Savaş yılları boyunca İş Mükellefiyeti Kanunu gereği Trabzon’un köylerinden adam toplanarak demir-çelik veya linyit fabrikalarına gönderilmiştir. Zaten düzgün beslenemeyen zayıf Trabzon köylüsü, maden ocaklarında hayatta kalma mücadelesi içine girmiştir.

Savaş yıllarının olağanüstü atmosferinde iğneden ipliğe her şeyin yasağa veya karneye bağlı olduğu dönemde bu yasaklardan nasibini alan şeylerden biri de peynirli idi. Hemen her fırında yapılan ve Trabzonluların çok sevdiği peynirli, savaş şartları dolayısıyla yasaklanmıştır.

Bu dönemde Trabzon’da yaşanan sıkıntılardan biri de şehre dışarıdan gelen dilencilerdi. Yiyecek bulmak için Gümüşhane ve iç bölgelerden yüzlerce fakir-fukaranın kış mevsiminde Trabzon’a akın etmesi hem şehrin düzenini bozmuş hem de iaşe sıkıntısının yaşanmasına neden olmuştur. 1942 yılı sonrasında her zamankinden çok dilenci şehre gelmiş ve Trabzon sokakları, dilenci ve yoksul kimselerin kol gezdiği mahaller haline gelmiştir.

Böylesine acı manzaraların görüldüğü Trabzon’da dönemin idarecileri ise halkın yaralarını sarmak yerine başka meselelerle ilgilenmişlerdi. Zira Trabzon halkı bilhassa köylüsü açlık ve sefalet içinde yaşarken, halkın sorunlarıyla en fazla ilgilenmesi gereken kurum olan Trabzon Belediyesi, Çifteçamlık ve Moloz gazinolarının inşasıyla uğraşıyordu.
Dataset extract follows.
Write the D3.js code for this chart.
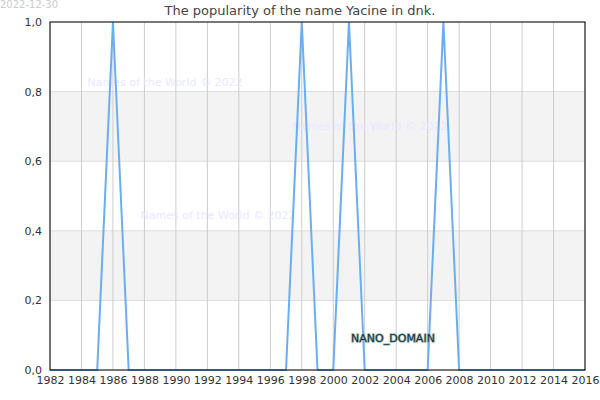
<!DOCTYPE html><html><head><meta charset="utf-8"><script src="https://cdn.jsdelivr.net/npm/d3@7"></script>
<style>body{margin:0}svg{font-family:"DejaVu Sans",sans-serif}</style></head><body><svg width="600" height="400"></svg><script>
const years=d3.range(1982,2017);
const peakYears=[1986,1998,2001,2007];
const values=years.map(y=>peakYears.includes(y)?1:0);
const xTicks=d3.range(1982,2017,2);
const yTicks=[0,0.2,0.4,0.6,0.8,1.0];
const title="The popularity of the name Yacine in dnk.";
const svg=d3.select("svg");
const m={l:50,r:585,t:22,b:370};
const x=d3.scaleLinear().domain([1982,2016]).range([m.l,m.r]);
const y=d3.scaleLinear().domain([0,1]).range([m.b,m.t]);
[[0.2,0.4],[0.6,0.8]].forEach(b=>svg.append("rect").attr("x",m.l).attr("width",m.r-m.l).attr("y",y(b[1])).attr("height",y(b[0])-y(b[1])).attr("fill","#f3f3f3"));
yTicks.forEach(t=>svg.append("line").attr("x1",m.l).attr("x2",m.r).attr("y1",y(t)).attr("y2",y(t)).attr("stroke","#ddd"));
xTicks.forEach(t=>svg.append("line").attr("x1",x(t)).attr("x2",x(t)).attr("y1",m.t).attr("y2",m.b).attr("stroke","#ccc"));
const wm=[[165,86],[370,130],[218,219]];
wm.forEach(p=>svg.append("text").attr("x",p[0]).attr("y",p[1]).attr("text-anchor","middle").attr("font-size",11).attr("fill","#e8e8ff").text("Names of the World © 2022"));
svg.append("path").datum(values).attr("fill","none").attr("stroke","#6aaef0").attr("stroke-width",2)
 .attr("d",d3.line().x((d,i)=>x(years[i])).y(d=>y(d)));
svg.append("text").attr("x",393).attr("y",342).attr("text-anchor","middle").attr("font-size",11).attr("fill","#1a3030").attr("stroke","#9bb").attr("stroke-width",1.5).attr("paint-order","stroke").text("NANO_DOMAIN");
svg.append("rect").attr("x",m.l).attr("y",m.t).attr("width",m.r-m.l).attr("height",m.b-m.t).attr("fill","none").attr("stroke","#000");
const xa=svg.append("g").attr("transform",`translate(0,${m.b})`).call(d3.axisBottom(x).tickValues(xTicks).tickFormat(d3.format("d")).tickSize(0).tickPadding(6));
const ya=svg.append("g").attr("transform",`translate(${m.l},0)`).call(d3.axisLeft(y).tickValues(yTicks).tickFormat(d=>d3.format(".1f")(d).replace(".",",")).tickSize(0).tickPadding(8));
[xa,ya].forEach(a=>{a.select(".domain").remove();a.selectAll("text").attr("font-size",11).attr("fill","#333").attr("font-family","DejaVu Sans")});
svg.append("text").attr("x",300).attr("y",15).attr("text-anchor","middle").attr("font-size",13).attr("fill","#444").text(title);
svg.append("text").attr("x",0).attr("y",8).attr("font-size",10).attr("fill","#ccc").text("2022-12-30");
</script></body></html>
Sonuç olarak tüketim ve israfa dayalı bir hayat anlayışının hâkim olduğu günümüzden geçmişe şöyle bir baktığımızda; bin bir güçlükle hayatta kalmaya çalışan bir neslin evlatları olduğumuz gerçeğini bir kez daha hatırlıyoruz. Umuyoruz yakın tarihimizin bu acı hatıralarından gerekli dersleri çıkarırız.